New Haven has changed the way older people with mental health illnesses receive care and treatment in an inpatient environment. However, we found that we were experiencing high levels of patient falls, particularly during the night, and as a result needed to dedicate significant resource to observe patients. The telecare system has been great, it enables us to be there for patients when we’re needed to prevent falls, but otherwise nurses can be providing care rather than monitoring patients just in case.
Paul Stokes, Assistant Clinical Practitioner, Worcestershire Health and Care NHS Trust
Supporting people with complex mental health needs in a purpose-built inpatient environment can help to inspire recovery as well as making more efficient use of acute services. However some of these patients may be at risk of falls or self-harming, requiring high levels of supervision.
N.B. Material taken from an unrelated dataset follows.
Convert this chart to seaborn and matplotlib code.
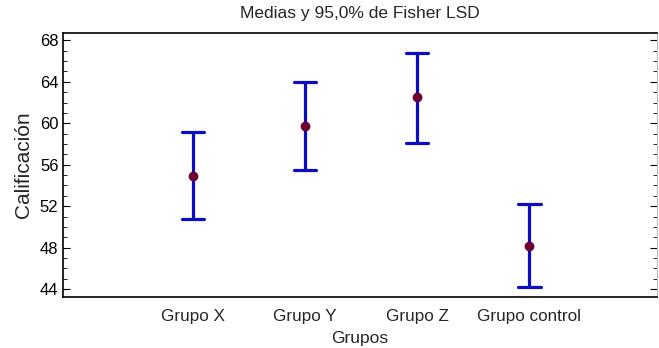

How can technology help to safeguard patients as they receive treatment, reducing the amount of staff time required to monitor their wellbeing?
What We Did
New Haven is a 30 bed, 70 staff mental health unit in Bromsgrove, Worcestershire, which opened in 2013. The unit is fully equipped to meet the complex mental health needs of older adults by providing physical, psychological and emotional care and therapeutic activities which support the individual to manage their illness and ultimately to help them get back into the community.
New Haven has been designed to benefit people with varying degrees of dementia including Alzheimer’s, acute depression, acute anxiety and psychosis and is unique for a number of reasons:
- Each patient has their own en-suite bedroom, creating a ‘home from home’ environment and helping to ensure patients retain independence, privacy and personhood
- Courtyards and an allotment give patients the opportunity to enjoy time outdoors
- The unit has been designed with circulation loops, which allow patients to walk freely around the building reducing agitation, frustration and anxiety
- Art is used to provoke thoughts and to stimulate memory
- Utilising the existing wiring infrastructure, Tunstall installed a telecare system which uses Passive Infrared Sensors (PIRs) to monitor movement in certain areas of the ward. If a PIR senses a patient leaving their bed it immediately alerts staff on a pager, enabling them to attend to the patient and offer them assistance.
Prior to the telecare system being installed, the hospital was experiencing a number of patient falls, particularly during the night, due to patients attempting to leave their beds unaided.
Comparison of the number of falls experienced on the ward taking a 9 month period before the PIRs were installed and afterwards showed that, in conjunction with existing falls prevention measures in place on the ward and indidualised care planning by the staff, the new system resulted in a significant reduction in the number of falls.
There has been a noticeable reduction in the cost of agency staff needed to sit and closely observe patients overnight. It has allowed the staff to be more proactive in the care of the patient who is at risk of falling.
Using a telecare system at New Haven has proven to be an efficient and cost-effective solution to safeguarding patients.